A week ago I woke up in western Iowa, on the northern edge of town, to an absolutely picture-perfect morning.  It was the kind of day you want to steal. I was at my father-in-law’s home and we were about to watch a way of life, part of an era, evaporate in front of our eyes.
It was auction day.  We had already moved my 89-year father in law into a senior living apartment two days before. The things various family members wanted, a particular rocking chair or trunk,  were packed in their cars, trucks, and trailers. And beginning at 8 am sharp, the crew from the auction company carted out everything that remained from my in-laws’ 3000 sq. ft. house, from attic to basement, soup to nuts.  By the time people started to gather, everything would be neatly stacked and arranged on tables that extended some 100 feet down the driveway, where a 1950’s red formica and aluminum breakfast table that would have been perfectly at home on the “Leave it to Beaver” set was the first to go.
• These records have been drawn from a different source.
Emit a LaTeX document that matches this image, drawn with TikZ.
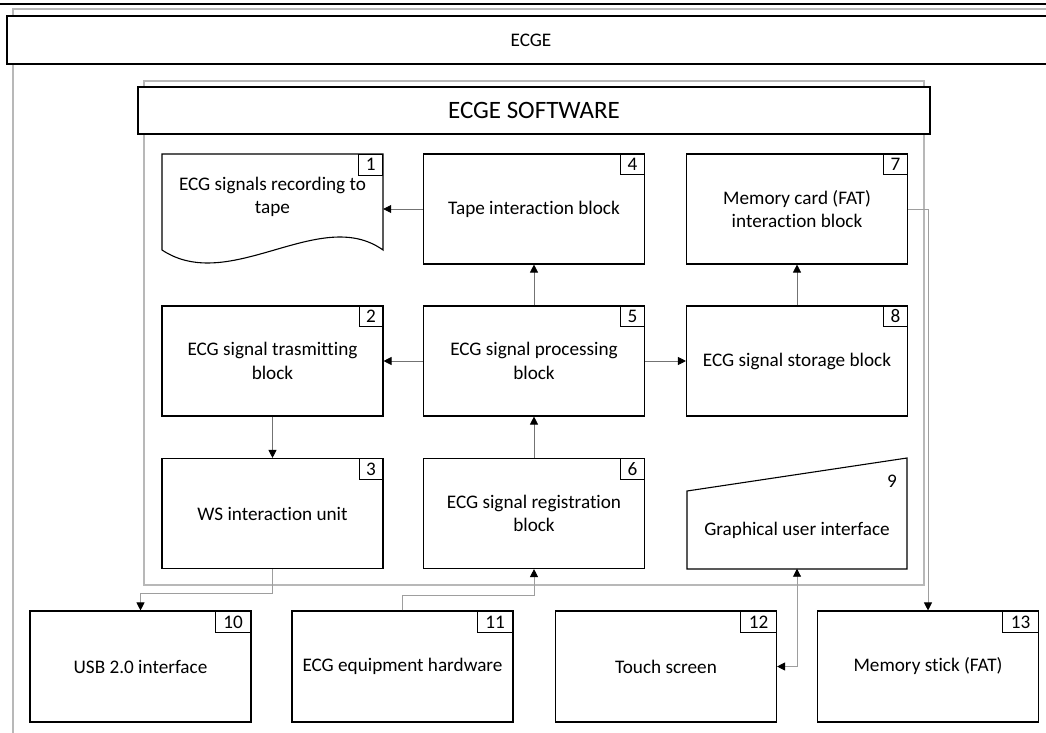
\documentclass[tikz,border=0pt]{standalone}
\usepackage{fontspec}
\setmainfont{Carlito}[Ligatures=NoCommon]
\usetikzlibrary{arrows.meta}
\newcommand\blockfont{\fontsize{19.2}{23.5}\selectfont}
\newcommand\titlefont{\fontsize{25}{30}\selectfont}
\begin{document}
\begin{tikzpicture}[x=1pt,y=-1pt,
  blk/.style={draw, fill=white, line width=1.1pt, minimum width=221pt, minimum height=110pt,
              inner sep=0pt, align=center, font=\blockfont},
  ghost/.style={minimum width=221pt, minimum height=110pt, inner sep=0pt},
  numbox/.style={draw, line width=1pt, anchor=north east, minimum width=24pt,
                 minimum height=21pt, inner sep=0pt, font=\blockfont},
  numboxw/.style={numbox, minimum width=36pt, minimum height=22pt},
  titlebox/.style={draw, fill=white, line width=1.2pt, inner sep=0pt, align=center},
  frame/.style={draw=black!28, line width=1.5pt},
  tip/.style={-{Triangle[length=8pt,width=8pt,color=black]}},
  conn/.style={draw=black!55, line width=0.8pt, tip},
  ext/.style={draw=black!38, line width=0.9pt, tip},
  lbl/.style={align=center, font=\blockfont, inner sep=0pt}
]
\useasboundingbox (0,0) rectangle (1046,733);
\clip (0,0) rectangle (1046,733);
\fill[white] (0,0) rectangle (1046,733);

% page rule at the very top
\draw[line width=2.5pt] (0,4) -- (1046,4);

% ECGE container
\draw[frame] (13,760) -- (13,9) -- (1070,9);
\node[titlebox, minimum width=1048pt, minimum height=48pt, font=\blockfont] (ecge) at (531,40) {ECGE};

% ECGE software container
\draw[frame] (144,81) rectangle (924,585);
\node[titlebox, minimum width=792pt, minimum height=47pt, font=\titlefont] (soft) at (534,110.5) {ECGE SOFTWARE};

% row 1
\node[ghost] (b1) at (272.5,209) {};
\draw[line width=1.1pt, fill=white] (162,154) -- (383,154) -- (383,250)
   .. controls (320,205) and (230,295) .. (162,250) -- cycle;
\node[lbl] at (272.5,197) {ECG signals recording to\\tape};
\node[numbox] at (b1.north east) {1};

\node[blk] (b4) at (534,209) {Tape interaction block};
\node[numbox] at (b4.north east) {4};

\node[blk] (b7) at (797,209) {Memory card (FAT)\\interaction block};
\node[numbox] at (b7.north east) {7};

% row 2
\node[blk] (b2) at (272.5,361) {ECG signal trasmitting\\block};
\node[numbox] at (b2.north east) {2};

\node[blk] (b5) at (534,361) {ECG signal processing\\block};
\node[numbox] at (b5.north east) {5};

\node[blk] (b8) at (797,361) {ECG signal storage block};
\node[numbox] at (b8.north east) {8};

% row 3
\node[blk] (b3) at (272.5,513.5) {WS interaction unit};
\node[numbox] at (b3.north east) {3};

\node[blk] (b6) at (534,513.5) {ECG signal registration\\block};
\node[numbox] at (b6.north east) {6};

\node[ghost] (b9) at (797,513.5) {};
\draw[line width=1.1pt, fill=white] (687,491) -- (907,458) -- (907,569) -- (687,569) -- cycle;
\node[lbl] at (797,530) {Graphical user interface};
\node[lbl] at (892,481) {9};

% external devices
\node[blk, minimum height=111pt] (b10) at (140.5,666.5) {USB 2.0 interface};
\node[numboxw] at (b10.north east) {10};

\node[blk, minimum height=111pt] (b11) at (402.5,666.5) {ECG equipment hardware};
\node[numboxw] at (b11.north east) {11};

\node[blk, minimum height=111pt] (b12) at (666,666.5) {Touch screen};
\node[numboxw] at (b12.north east) {12};

\node[blk, minimum height=111pt] (b13) at (928,666.5) {Memory stick (FAT)};
\node[numboxw] at (b13.north east) {13};

% data flows inside the software
\draw[conn] (b4.west) -- (b1.east);
\draw[conn] (b5.north) -- (b4.south);
\draw[conn] (b5.west) -- (b2.east);
\draw[conn] (b5.east) -- (b8.west);
\draw[conn] (b8.north) -- (b7.south);
\draw[conn] (b2.south) -- (b3.north);
\draw[conn] (b6.north) -- (b5.south);

% links to the hardware
\draw[ext] (b3.south) -- ++(0,24) -| (b10.north);
\draw[ext] (b11.north) -- ++(0,-15) -| (b6.south);
\draw[ext, {Triangle[length=8pt,width=8pt,color=black]}-{Triangle[length=8pt,width=8pt,color=black]}] (b9.south) |- (b12.east);
\draw[ext] (b7.east) -| (b13.north);
\end{tikzpicture}
\end{document}
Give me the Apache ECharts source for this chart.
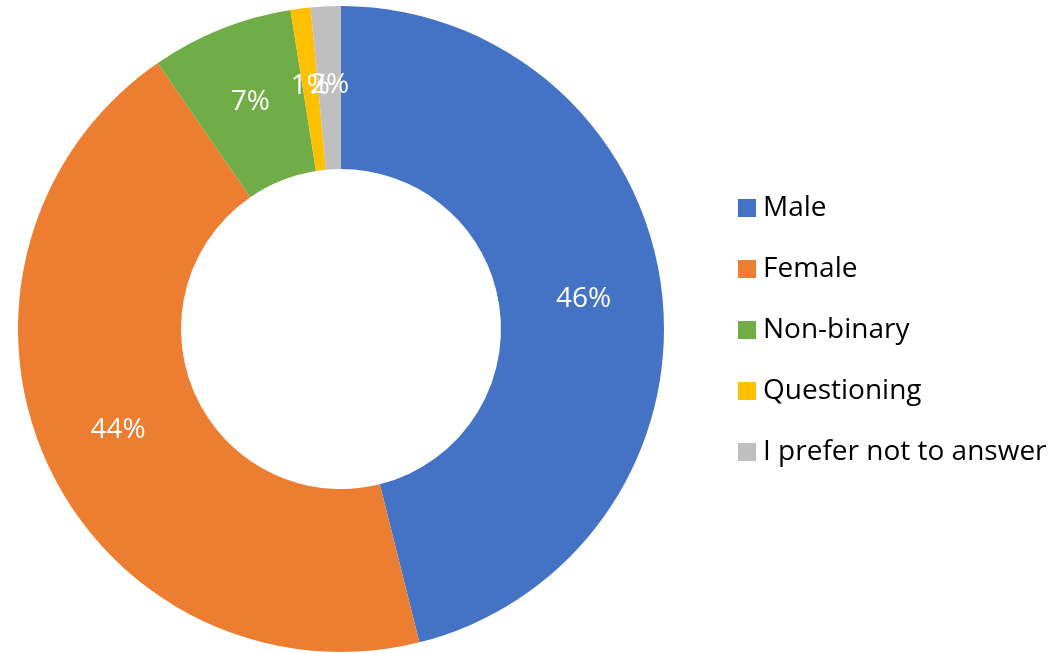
<!DOCTYPE html>
<html>
<head>
<meta charset="utf-8">
<script src="https://cdn.jsdelivr.net/npm/echarts@6/dist/echarts.min.js"></script>
<style>
  html, body { margin: 0; padding: 0; background: #fff; }
  #chart { width: 1061px; height: 653px; }
</style>
</head>
<body>
<div id="chart"></div>
<script>
// share of respondents per answer
var categories = ['Male', 'Female', 'Non-binary', 'Questioning', 'I prefer not to answer'];
var shares = [46.1, 44.3, 7.1, 1.0, 1.5];
var colors = ['#4472C4', '#ED7D31', '#70AD47', '#FFC000', '#BFBFBF'];

var font = '"Open Sans", sans-serif';

var myChart = echarts.init(document.getElementById('chart'));

myChart.setOption({
    animation: false,
    color: colors,
    legend: {
        orient: 'vertical',
        left: 738,
        top: 194,
        padding: 0,
        itemWidth: 18,
        itemHeight: 18,
        itemGap: 33,
        icon: 'rect',
        data: categories,
        textStyle: {
            fontFamily: font,
            fontSize: 28,
            color: '#000',
            padding: [0, 0, 0, 2]
        }
    },
    series: [{
        type: 'pie',
        center: [341, 329],
        radius: [160, 323],
        startAngle: 90,
        clockwise: true,
        avoidLabelOverlap: false,
        labelLayout: { hideOverlap: false },
        label: {
            show: true,
            position: 'inside',
            color: '#fff',
            fontFamily: font,
            fontSize: 28,
            formatter: function (p) {
                return Math.round(p.percent) + '%';
            }
        },
        labelLine: { show: false },
        itemStyle: { borderWidth: 0 },
        emphasis: { disabled: true },
        data: categories.map(function (name, i) {
            return { name: name, value: shares[i] };
        })
    }]
});
</script>
</body>
</html>
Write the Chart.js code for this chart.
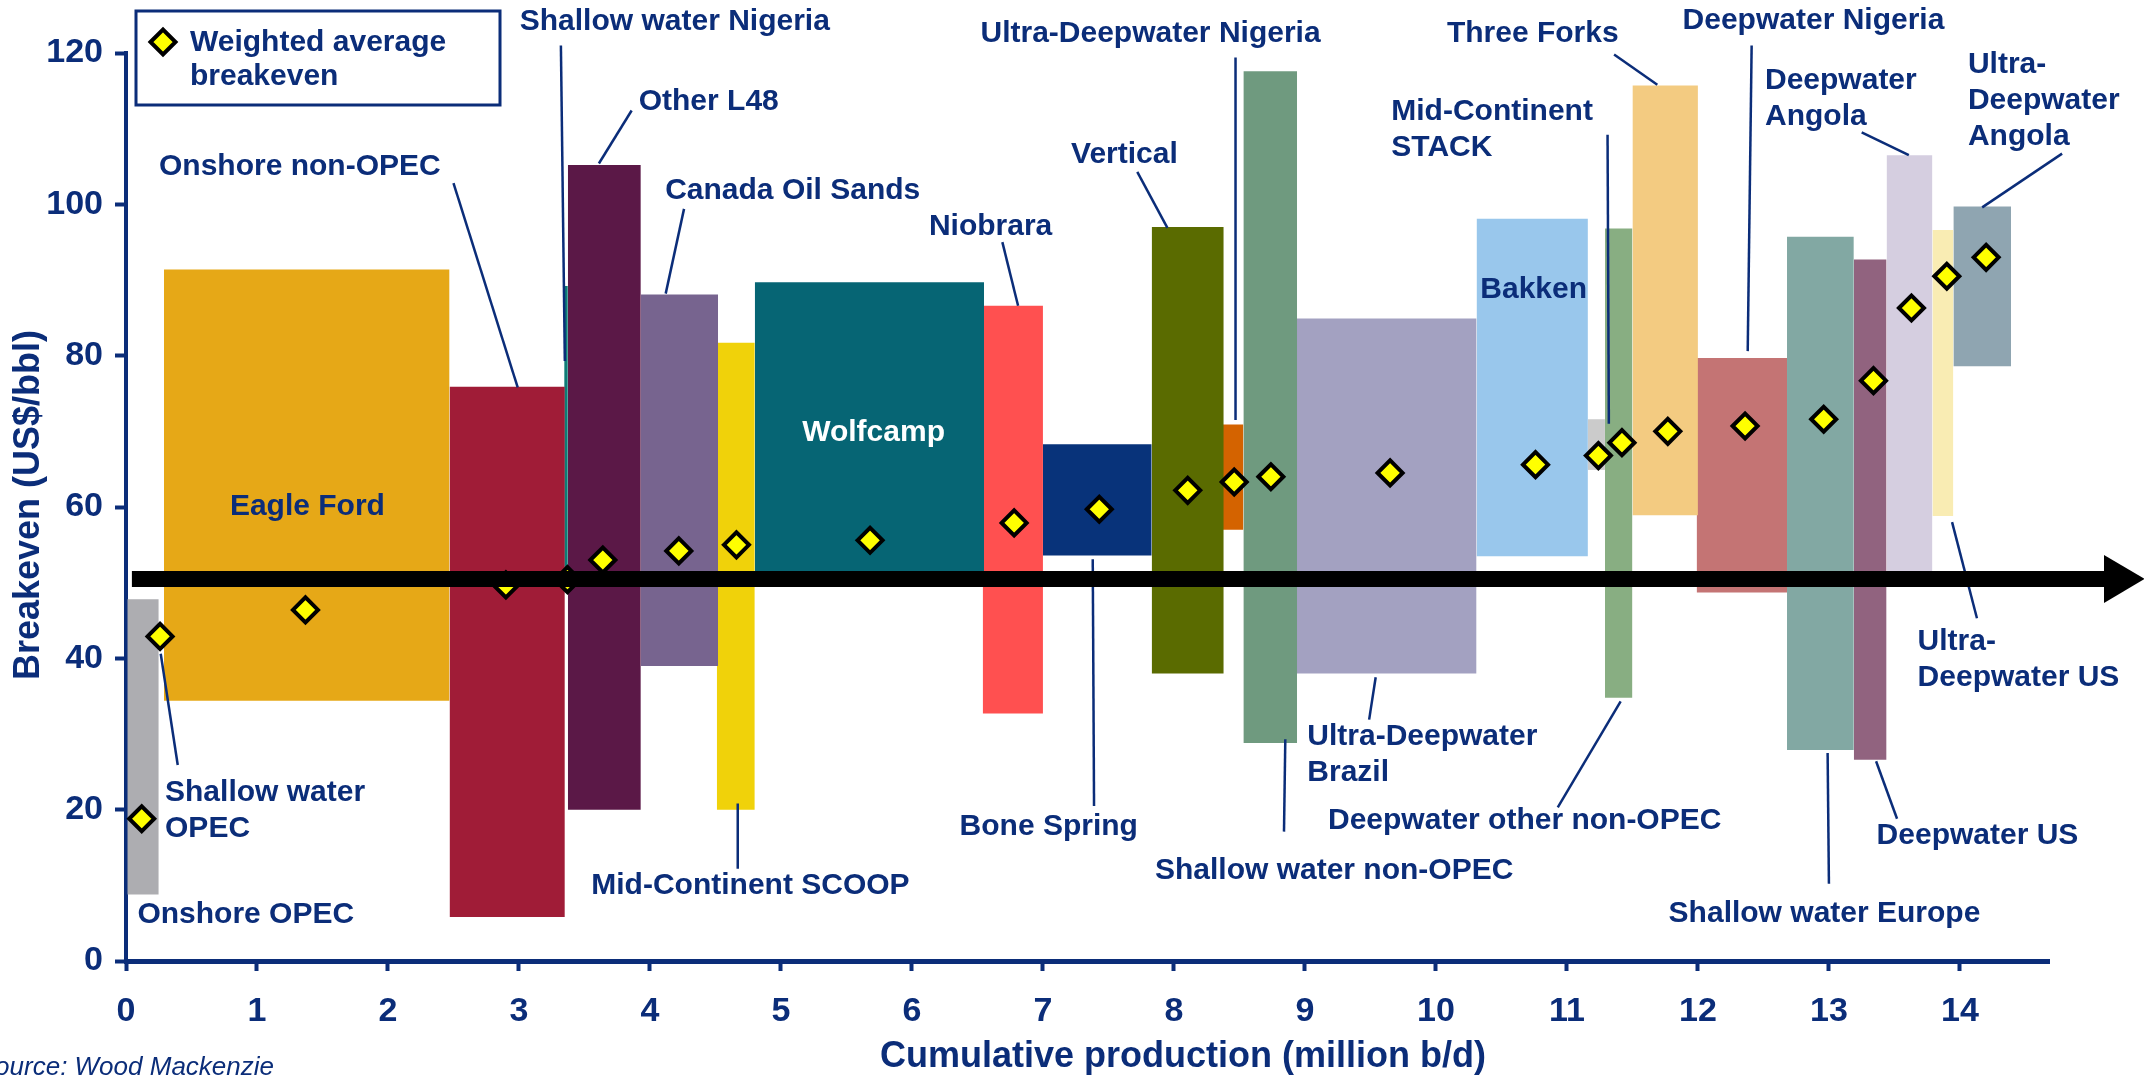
<!DOCTYPE html>
<html><head><meta charset="utf-8">
<script src="https://cdn.jsdelivr.net/npm/chart.js@4.4.1/dist/chart.umd.min.js"></script>
<style>html,body{margin:0;padding:0;background:#fff;overflow:hidden}canvas{display:block}</style>
</head><body>
<canvas id="c" width="2144" height="1077"></canvas>
<script>
// ---------- DATA ----------
const barNames = ['Onshore OPEC','Eagle Ford','Onshore non-OPEC','Shallow water Nigeria','Other L48','Canada Oil Sands',
  'Mid-Continent SCOOP','Wolfcamp','Niobrara','Bone Spring','Vertical','Ultra-Deepwater Nigeria','Shallow water non-OPEC',
  'Ultra-Deepwater Brazil','Bakken','Mid-Continent STACK','Deepwater other non-OPEC','Three Forks','Deepwater Nigeria',
  'Shallow water Europe','Deepwater US','Deepwater Angola','Ultra-Deepwater US','Ultra-Deepwater Angola'];
const barStart = [0.01,0.29,2.47,3.345,3.373,3.93,4.51,4.80,6.54,7.00,7.83,8.37,8.53,8.93,10.31,11.16,11.29,11.50,11.99,12.68,13.19,13.44,13.79,13.95];
const barEnd   = [0.25,2.47,3.35,3.373,3.93,4.52,4.80,6.55,7.00,7.83,8.38,8.53,8.94,10.31,11.16,11.29,11.50,12.00,12.68,13.19,13.44,13.79,13.95,14.39];
const barLow   = [8.8,34.4,5.8,50,20,39,20,51.5,32.7,53.6,38.0,57,28.8,38.0,53.5,64.9,34.8,58.9,48.7,27.9,26.6,51,58.8,78.6];
const barHigh  = [47.8,91.4,75.9,89.2,105.2,88.1,81.7,89.7,86.6,68.3,97.0,70.9,117.6,84.9,98.1,71.6,96.8,115.7,79.7,95.7,92.7,106.5,96.6,99.7];
const barColors = ['#ADADB1','#E6A817','#A01C37','#0E7C76','#5B1847','#77648F','#F0D20A','#066574','#FF5050','#08337A',
  '#5A6B00','#D46300','#6F9A7F','#A3A1C1','#99C7EC','#CBCBCB','#88AE82','#F3CB81','#C47474','#82A8A3','#91637F',
  '#D5CEE0','#F9ECB3','#8FA5B1'];

const avgX = [0.12,0.26,1.37,2.90,3.37,3.64,4.22,4.66,5.68,6.78,7.43,8.105,8.46,8.74,9.65,10.76,11.24,11.42,11.77,12.36,12.96,13.34,13.63,13.90,14.20];
const avgY = [18.8,42.9,46.4,49.7,50.4,53.0,54.2,55.0,55.6,57.9,59.7,62.2,63.3,64.0,64.5,65.6,66.8,68.5,70.0,70.7,71.6,76.7,86.3,90.5,93.0];

const xTickValues = [0,1,2,3,4,5,6,7,8,9,10,11,12,13,14];
const yTickValues = [0,20,40,60,80,100,120];
const xAxisMax = 14.68;

const arrowLevel = 50.5;
const arrowStart = 0.045;
const arrowEnd = 15.10;
const arrowTip = 15.41;

// text labels: lines, x, y (data units, centre of first line), align
const labelTexts = [
  ['Shallow water Nigeria'],['Other L48'],['Onshore non-OPEC'],['Canada Oil Sands'],['Eagle Ford'],['Wolfcamp'],
  ['Niobrara'],['Vertical'],['Ultra-Deepwater Nigeria'],['Mid-Continent','STACK'],['Three Forks'],['Deepwater Nigeria'],
  ['Deepwater','Angola'],['Ultra-','Deepwater','Angola'],['Bakken'],['Shallow water','OPEC'],['Onshore OPEC'],
  ['Mid-Continent SCOOP'],['Bone Spring'],['Ultra-Deepwater','Brazil'],['Deepwater other non-OPEC'],
  ['Shallow water non-OPEC'],['Shallow water Europe'],['Deepwater US'],['Ultra-','Deepwater US']];
const labelX = [3.006,3.914,0.252,4.116,1.385,5.707,6.60,7.622,6.523,9.659,10.739,12.882,12.512,14.061,10.746,0.298,0.087,3.552,7.044,9.018,9.176,7.855,12.966,14.134,13.677];
const labelY = [124.1,113.6,105.0,101.8,60.0,69.8,97.1,106.6,122.6,112.2,122.6,124.2,116.3,118.5,88.7,22.3,6.1,9.9,17.7,29.7,18.5,11.9,6.3,16.5,42.2];
const labelAlign = ['left','left','left','left','center','center','center','center','left','left','center','center','left','left','center','left','left','left','center','left','left','left','center','center','left'];

// leader lines: [x1,y1,x2,y2]
const leaderX1 = [3.32,3.86,2.50,4.26,6.69,7.72,8.47,11.31,11.36,12.41,13.25,14.78,0.265,4.67,7.38,9.54,11.41,8.85,12.99,13.36,13.94];
const leaderY1 = [121,112.4,102.8,99.4,95.0,104.3,119.4,109.2,119.8,121.0,109.5,106.7,40.6,20.8,53.1,37.5,34.3,29.3,27.5,26.4,58.0];
const leaderX2 = [3.35,3.61,2.99,4.12,6.81,7.95,8.47,11.32,11.69,12.38,13.61,14.17,0.395,4.67,7.39,9.49,10.93,8.84,13.0,13.52,14.13];
const leaderY2 = [79.3,105.4,75.8,88.2,86.6,96.9,71.5,71.0,115.8,80.6,106.5,99.6,25.9,12.2,20.5,31.9,20.3,17.1,10.2,18.8,45.3];

// ---------- STYLE ----------
const NAVY = '#0B2D79';
const FONT = '"Liberation Sans", Arial, Helvetica, sans-serif';
Chart.defaults.font.family = FONT;

const datasets = [];
// arrow (top)
datasets.push({
  label: 'arrow', data: [{x: arrowStart, y: arrowLevel}, {x: arrowEnd, y: arrowLevel}],
  borderColor: '#000', borderWidth: 16, borderCapStyle: 'butt', pointRadius: 0, fill: false, clip: false, order: 0
});
// weighted averages
datasets.push({
  label: 'Weighted average breakeven', data: avgX.map((v, i) => ({x: v, y: avgY[i]})),
  showLine: false, pointStyle: 'rectRot', pointRadius: 12.5, pointBorderWidth: 4,
  pointBackgroundColor: '#FFFF00', pointBorderColor: '#000', clip: false, order: 1
});
// leader lines
leaderX1.forEach((v, i) => datasets.push({
  label: 'leader' + i, data: [{x: v, y: leaderY1[i]}, {x: leaderX2[i], y: leaderY2[i]}],
  borderColor: NAVY, borderWidth: 2.5, pointRadius: 0, fill: false, clip: false, order: 2
}));
// supply bars
barNames.forEach((n, i) => datasets.push({
  label: n, data: [{x: barStart[i], y: barHigh[i]}, {x: barEnd[i], y: barHigh[i]}],
  borderColor: 'rgba(0,0,0,0)', borderWidth: 1, backgroundColor: barColors[i],
  fill: {value: barLow[i]}, pointRadius: 0, order: 3
}));

const overlay = {
  id: 'overlay',
  afterDatasetsDraw(chart) {
    const {ctx, scales: {x, y}, chartArea} = chart;
    ctx.save();
    // arrow head
    const am = chart.getDatasetMeta(0).data;
    const bx = am[1].x, by = am[1].y;
    const tx = x.getPixelForValue(arrowTip);
    ctx.fillStyle = '#000';
    ctx.beginPath();
    ctx.moveTo(bx, by - 24); ctx.lineTo(tx, by); ctx.lineTo(bx, by + 24); ctx.closePath(); ctx.fill();

    // labels
    ctx.font = 'bold 30px ' + FONT;
    ctx.textBaseline = 'middle';
    labelTexts.forEach((lines, i) => {
      ctx.fillStyle = lines[0] === 'Wolfcamp' ? '#FFFFFF' : NAVY;
      ctx.textAlign = labelAlign[i];
      const px = x.getPixelForValue(labelX[i]);
      const py = y.getPixelForValue(labelY[i]);
      lines.forEach((t, k) => ctx.fillText(t, px, py + k * 36));
    });

    // legend box
    const lx = chartArea.left + 10, ly = 11;
    ctx.lineWidth = 3; ctx.strokeStyle = NAVY;
    ctx.strokeRect(lx, ly, 364, 94);
    const dx = lx + 27, dy = ly + 31, r = 12.5;
    ctx.beginPath();
    ctx.moveTo(dx - r, dy); ctx.lineTo(dx, dy - r); ctx.lineTo(dx + r, dy); ctx.lineTo(dx, dy + r); ctx.closePath();
    ctx.fillStyle = '#FFFF00'; ctx.fill();
    ctx.lineWidth = 4; ctx.strokeStyle = '#000'; ctx.stroke();
    ctx.fillStyle = NAVY; ctx.textAlign = 'left';
    ctx.fillText('Weighted average', lx + 54, ly + 32);
    ctx.fillText('breakeven', lx + 54, ly + 66);

    // axis titles
    ctx.font = 'bold 36px ' + FONT;
    ctx.textAlign = 'center';
    ctx.fillText('Cumulative production (million b/d)', 1183, 1057);
    ctx.save();
    ctx.translate(29, 505); ctx.rotate(-Math.PI / 2);
    ctx.fillText('Breakeven (US$/bbl)', 0, 0);
    ctx.restore();

    // source
    ctx.font = 'italic 26px ' + FONT;
    ctx.textAlign = 'right'; ctx.textBaseline = 'alphabetic';
    ctx.fillText('Source: Wood Mackenzie', 274, 1075);
    ctx.restore();
  }
};

new Chart(document.getElementById('c'), {
  type: 'line',
  data: {datasets},
  plugins: [overlay],
  options: {
    responsive: false, animation: false, devicePixelRatio: 1,
    layout: {padding: {left: 0, top: 53, right: 95, bottom: 0}},
    plugins: {legend: {display: false}, tooltip: {enabled: false}},
    scales: {
      x: {
        type: 'linear', min: 0, max: xAxisMax,
        afterFit(s) { s.height = 116; },
        afterBuildTicks(s) { s.ticks = xTickValues.map(v => ({value: v})); },
        border: {display: true, color: NAVY, width: 5},
        grid: {drawOnChartArea: false, drawTicks: true, tickLength: 10, tickWidth: 4, tickColor: NAVY},
        ticks: {color: NAVY, font: {size: 34, weight: 'bold'}, padding: 20, maxRotation: 0, autoSkip: false}
      },
      y: {
        type: 'linear', min: 0, max: 120,
        afterFit(s) { s.width = 126; },
        afterBuildTicks(s) { s.ticks = yTickValues.map(v => ({value: v})); },
        border: {display: true, color: NAVY, width: 4},
        grid: {drawOnChartArea: false, drawTicks: true, tickLength: 11, tickWidth: 4, tickColor: NAVY},
        ticks: {color: NAVY, font: {size: 34, weight: 'bold'}, padding: 12}
      }
    }
  }
});
</script>
</body></html>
In smaller midwestern communities and towns, where life moves just that much slower, auctions are social events. Even the friendly hotdog vendor showed up. So did his friends. Neighbors stopped by. Some were curious.  Some were peeved that they’d never seen my father-in-laws workshop or that the drill press was already gone. Friends of the auction crew came.  Everybody knew someone.  By the time the afternoon was out every shred of paper, furniture, plates, tools, even Mason Jars and thousands of kitchen and carpentry doo-dads would be gone.
My in-laws made things with their hands. Literally.  After having the house framed, my father-in-law did all the finishing work himself. They gardened.  My mother-in-law canned the tomatoes and froze sweet corn. Her college degree was in home economics, and items assembled on the tables reflected that. Milk glass plates and cups for bridge parties.  Boxes of old Simplicity patterns. Stacks of matching linen napkins, the creases from ironing still in place. They understood their time, their place and enjoyed their lives.
           With one strange exception, something my generation and those following, will never understand completely: they also never threw anything away. The products they bought had been built to last.  And they did. Consequently a 1950‘s vegetable ricer, with a wooden pestle, has now found a new home.  Someone bid on it and carted if off that afternoon.  And so it goes.
Nostalgic?  No, not at all.  LIfe is constantly cycling around us. Everything has its season.  But it is unusual, to see the items of anyone’s  life laid out for all to see in this fashion.  
As we started the drive back to Texas the next morning the wind kicked back up again.  Gusts came across rolling fields that looked like rippled quilts. I’ll remember that last glance, the sharp blue sky, terraced fields stretching forever, and one one small cloud, adding a spec of perspective to all that remained.